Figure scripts
>>>>>

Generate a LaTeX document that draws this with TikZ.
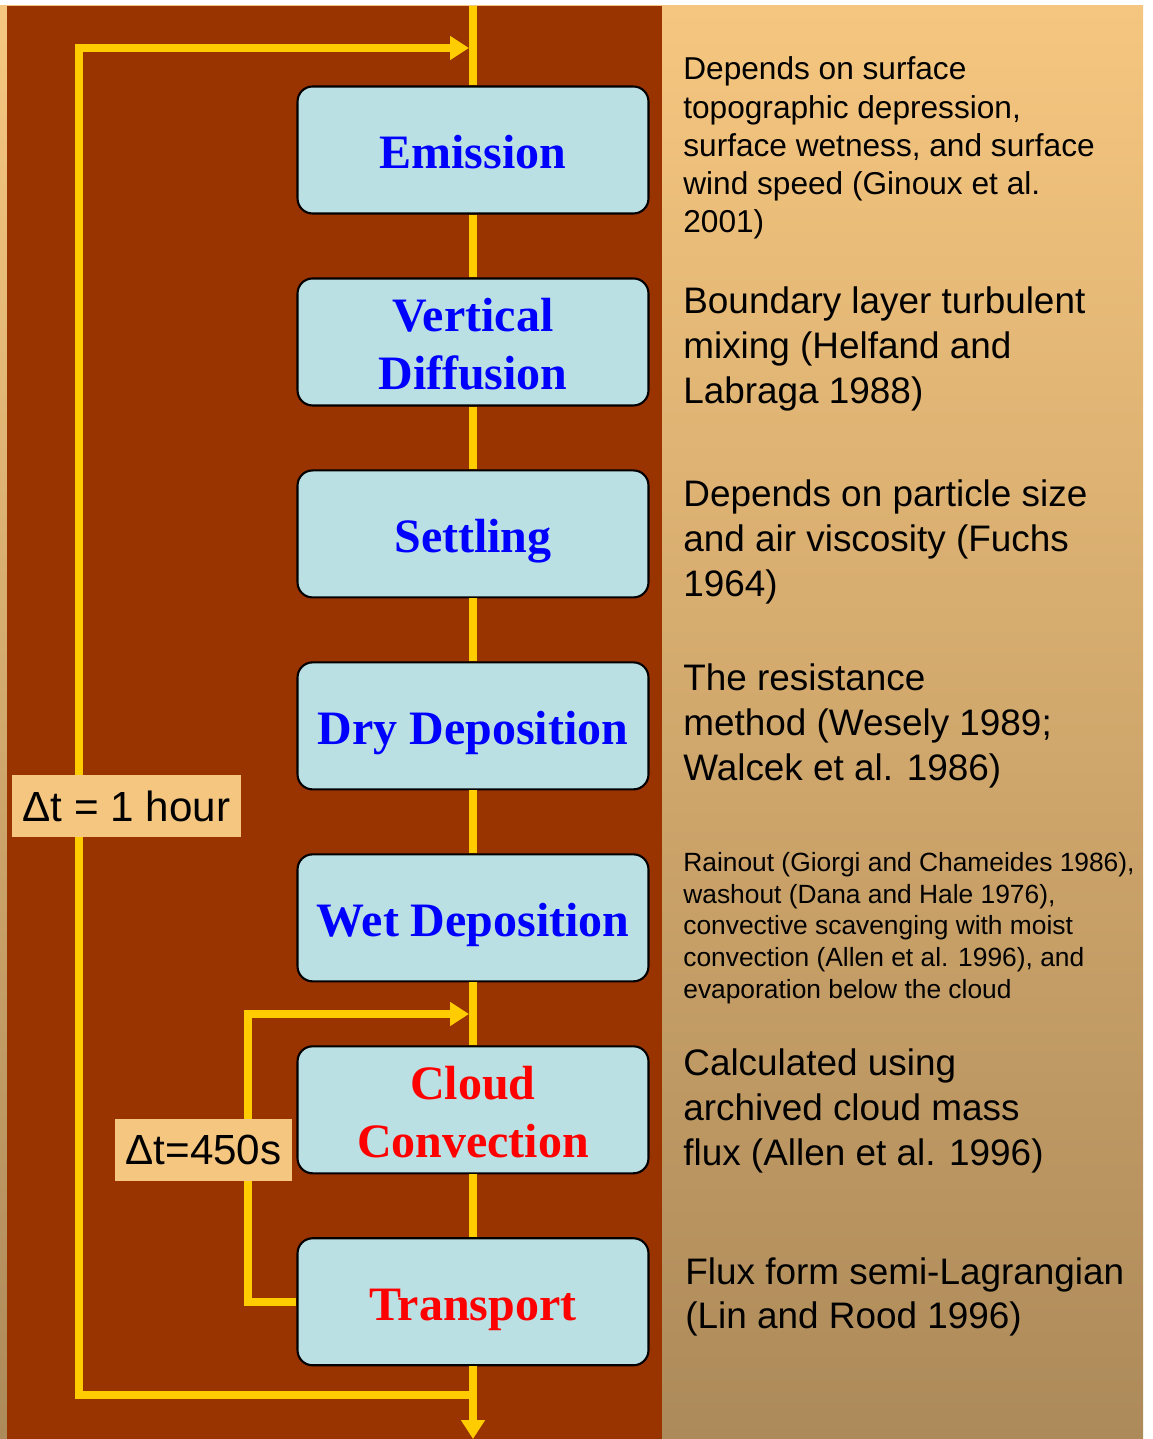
\documentclass[tikz,border=0pt]{standalone}
\usepackage{fontspec}
\setmainfont{Liberation Serif}
\newfontfamily\arial{Liberation Sans}
\usetikzlibrary{arrows.meta,positioning,calc}

\definecolor{slidebrown}{HTML}{993300}
\definecolor{flowyellow}{HTML}{FFCC00}
\definecolor{boxcyan}{HTML}{BBE0E3}
\definecolor{tantop}{HTML}{F5C67F}
\definecolor{tanbot}{HTML}{AD8A5A}
\definecolor{titleblue}{HTML}{0000FF}
\definecolor{titlered}{HTML}{FF0000}

% same line box for every title, descenders or not
\newcommand\titlestrut{\rule[-5.8pt]{0pt}{33pt}}

\tikzset{
  process/.style={draw=black,line width=1.2pt,rounded corners=0.3cm,fill=boxcyan,
    minimum width=7.02cm,minimum height=2.54cm,inner sep=2pt,align=center,
    font=\fontsize{27.3}{33}\selectfont\bfseries,
    execute at begin node=\titlestrut,execute at end node=\titlestrut},
  flow/.style={draw=flowyellow,line width=0.16cm,line join=miter},
  flowarrow/.style={flow,-{Triangle[length=0.38cm,width=0.46cm]}},
  stepnote/.style={font=\arial\fontsize{24}{28}\selectfont,fill=tantop,inner sep=0pt,
    minimum height=1.24cm,text=black},
  cite/.style={anchor=west,align=left,inner sep=0pt,font=\arial\fontsize{21}{25.5}\selectfont},
}

\begin{document}
\begin{tikzpicture}[x=0.02cm,y=-0.02cm,node distance=3.84cm]
  % background panels
  \fill[white] (0,0) rectangle (1152,1439);
  \shade[top color=tantop,bottom color=tanbot] (0,6) rectangle (1143,1439);
  \fill[slidebrown] (7,6) rectangle (662,1439);
  \useasboundingbox (0,0) rectangle (1152,1439);

  % process chain
  \node (emis) [process,text=titleblue] at (473,150) {Emission};
  \node (vdiff) [process,text=titleblue,below of=emis] {\titlestrut Vertical\\Diffusion};
  \node (settl) [process,text=titleblue,below of=vdiff] {Settling};
  \node (drydep) [process,text=titleblue,below of=settl] {Dry Deposition};
  \node (wetdep) [process,text=titleblue,below of=drydep] {Wet Deposition};
  \node (cloud) [process,text=titlered,below of=wetdep] {\titlestrut Cloud\\Convection};
  \node (trans) [process,text=titlered,below of=cloud] {Transport};

  \coordinate (top) at (473,6);
  \coordinate (bot) at (473,1439);
  \draw[flow] (top) -- (emis.north);
  \draw[flow] (emis) -- (vdiff);
  \draw[flow] (vdiff) -- (settl);
  \draw[flow] (settl) -- (drydep);
  \draw[flow] (drydep) -- (wetdep);
  \draw[flow] (wetdep) -- (cloud);
  \draw[flow] (cloud) -- (trans);
  \draw[flowarrow] (trans.south) -- (bot);

  % outer loop, 1 hour
  \coordinate (hourjoin) at (473,1395);
  \coordinate (hourbl) at (79,1395);
  \coordinate (hourtl) at (79,48);
  \coordinate (hourend) at (469,48);
  \draw[flowarrow] (hourjoin) -- (hourbl) -- (hourtl) -- (hourend);

  % inner loop, 450 s
  \coordinate (convtl) at (248,1014);
  \coordinate (convend) at (469,1014);
  \draw[flowarrow] (trans.west) -- (trans.west -| convtl) -- (convtl) -- (convend);

  \node (hour) [stepnote,minimum width=4.58cm] at (126.5,806) {Δt = 1 hour};
  \node (halfhr) [stepnote,minimum width=3.54cm] at (203.5,1150) {Δt=450s};

  % references
  \node (emisref) [cite,font=\arial\fontsize{18}{21.7}\selectfont] at (683,148)
    {Depends on surface\\topographic depression,\\surface wetness, and surface\\wind speed (Ginoux et al.\\2001)};
  \node (vdiffref) [cite] at (683,349)
    {Boundary layer turbulent\\mixing (Helfand and\\Labraga 1988)};
  \node (settlref) [cite] at (683,542)
    {Depends on particle size\\and air viscosity (Fuchs\\1964)};
  \node (dryref) [cite] at (683,726)
    {The resistance\\method (Wesely 1989;\\Walcek et al. 1986)};
  \node (wetref) [cite,font=\arial\fontsize{15}{18.1}\selectfont] at (683,928)
    {Rainout (Giorgi and Chameides 1986),\\washout (Dana and Hale 1976),\\convective scavenging with moist\\convection (Allen et al. 1996), and\\evaporation below the cloud};
  \node (cloudref) [cite] at (683,1111)
    {Calculated using\\archived cloud mass\\flux (Allen et al. 1996)};
  \node (transref) [cite] at (685,1297)
    {Flux form semi-Lagrangian\\(Lin and Rood 1996)};
\end{tikzpicture}
\end{document}
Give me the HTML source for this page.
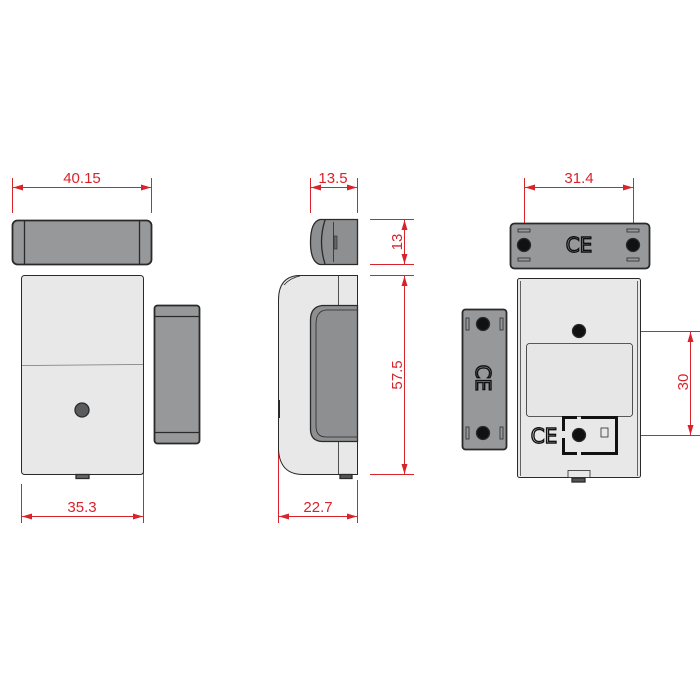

<<<<<

- [WHAT YOU HAVE TO DO]:
Please set down each line of the data above exactly as written, without the pictures.

- [PROBLEM SOLUTION]:
Generate a LaTeX document that draws this with TikZ.
\documentclass[tikz,border=0pt]{standalone}
\usepackage{fontspec}
\setmainfont{Liberation Serif}
\newfontfamily\arial{Liberation Sans}
\usetikzlibrary{arrows.meta,positioning,calc}

\definecolor{slidebrown}{HTML}{993300}
\definecolor{flowyellow}{HTML}{FFCC00}
\definecolor{boxcyan}{HTML}{BBE0E3}
\definecolor{tantop}{HTML}{F5C67F}
\definecolor{tanbot}{HTML}{AD8A5A}
\definecolor{titleblue}{HTML}{0000FF}
\definecolor{titlered}{HTML}{FF0000}

% same line box for every title, descenders or not
\newcommand\titlestrut{\rule[-5.8pt]{0pt}{33pt}}

\tikzset{
  process/.style={draw=black,line width=1.2pt,rounded corners=0.3cm,fill=boxcyan,
    minimum width=7.02cm,minimum height=2.54cm,inner sep=2pt,align=center,
    font=\fontsize{27.3}{33}\selectfont\bfseries,
    execute at begin node=\titlestrut,execute at end node=\titlestrut},
  flow/.style={draw=flowyellow,line width=0.16cm,line join=miter},
  flowarrow/.style={flow,-{Triangle[length=0.38cm,width=0.46cm]}},
  stepnote/.style={font=\arial\fontsize{24}{28}\selectfont,fill=tantop,inner sep=0pt,
    minimum height=1.24cm,text=black},
  cite/.style={anchor=west,align=left,inner sep=0pt,font=\arial\fontsize{21}{25.5}\selectfont},
}

\begin{document}
\begin{tikzpicture}[x=0.02cm,y=-0.02cm,node distance=3.84cm]
  % background panels
  \fill[white] (0,0) rectangle (1152,1439);
  \shade[top color=tantop,bottom color=tanbot] (0,6) rectangle (1143,1439);
  \fill[slidebrown] (7,6) rectangle (662,1439);
  \useasboundingbox (0,0) rectangle (1152,1439);

  % process chain
  \node (emis) [process,text=titleblue] at (473,150) {Emission};
  \node (vdiff) [process,text=titleblue,below of=emis] {\titlestrut Vertical\\Diffusion};
  \node (settl) [process,text=titleblue,below of=vdiff] {Settling};
  \node (drydep) [process,text=titleblue,below of=settl] {Dry Deposition};
  \node (wetdep) [process,text=titleblue,below of=drydep] {Wet Deposition};
  \node (cloud) [process,text=titlered,below of=wetdep] {\titlestrut Cloud\\Convection};
  \node (trans) [process,text=titlered,below of=cloud] {Transport};

  \coordinate (top) at (473,6);
  \coordinate (bot) at (473,1439);
  \draw[flow] (top) -- (emis.north);
  \draw[flow] (emis) -- (vdiff);
  \draw[flow] (vdiff) -- (settl);
  \draw[flow] (settl) -- (drydep);
  \draw[flow] (drydep) -- (wetdep);
  \draw[flow] (wetdep) -- (cloud);
  \draw[flow] (cloud) -- (trans);
  \draw[flowarrow] (trans.south) -- (bot);

  % outer loop, 1 hour
  \coordinate (hourjoin) at (473,1395);
  \coordinate (hourbl) at (79,1395);
  \coordinate (hourtl) at (79,48);
  \coordinate (hourend) at (469,48);
  \draw[flowarrow] (hourjoin) -- (hourbl) -- (hourtl) -- (hourend);

  % inner loop, 450 s
  \coordinate (convtl) at (248,1014);
  \coordinate (convend) at (469,1014);
  \draw[flowarrow] (trans.west) -- (trans.west -| convtl) -- (convtl) -- (convend);

  \node (hour) [stepnote,minimum width=4.58cm] at (126.5,806) {Δt = 1 hour};
  \node (halfhr) [stepnote,minimum width=3.54cm] at (203.5,1150) {Δt=450s};

  % references
  \node (emisref) [cite,font=\arial\fontsize{18}{21.7}\selectfont] at (683,148)
    {Depends on surface\\topographic depression,\\surface wetness, and surface\\wind speed (Ginoux et al.\\2001)};
  \node (vdiffref) [cite] at (683,349)
    {Boundary layer turbulent\\mixing (Helfand and\\Labraga 1988)};
  \node (settlref) [cite] at (683,542)
    {Depends on particle size\\and air viscosity (Fuchs\\1964)};
  \node (dryref) [cite] at (683,726)
    {The resistance\\method (Wesely 1989;\\Walcek et al. 1986)};
  \node (wetref) [cite,font=\arial\fontsize{15}{18.1}\selectfont] at (683,928)
    {Rainout (Giorgi and Chameides 1986),\\washout (Dana and Hale 1976),\\convective scavenging with moist\\convection (Allen et al. 1996), and\\evaporation below the cloud};
  \node (cloudref) [cite] at (683,1111)
    {Calculated using\\archived cloud mass\\flux (Allen et al. 1996)};
  \node (transref) [cite] at (685,1297)
    {Flux form semi-Lagrangian\\(Lin and Rood 1996)};
\end{tikzpicture}
\end{document}
Give me the HTML source for this page.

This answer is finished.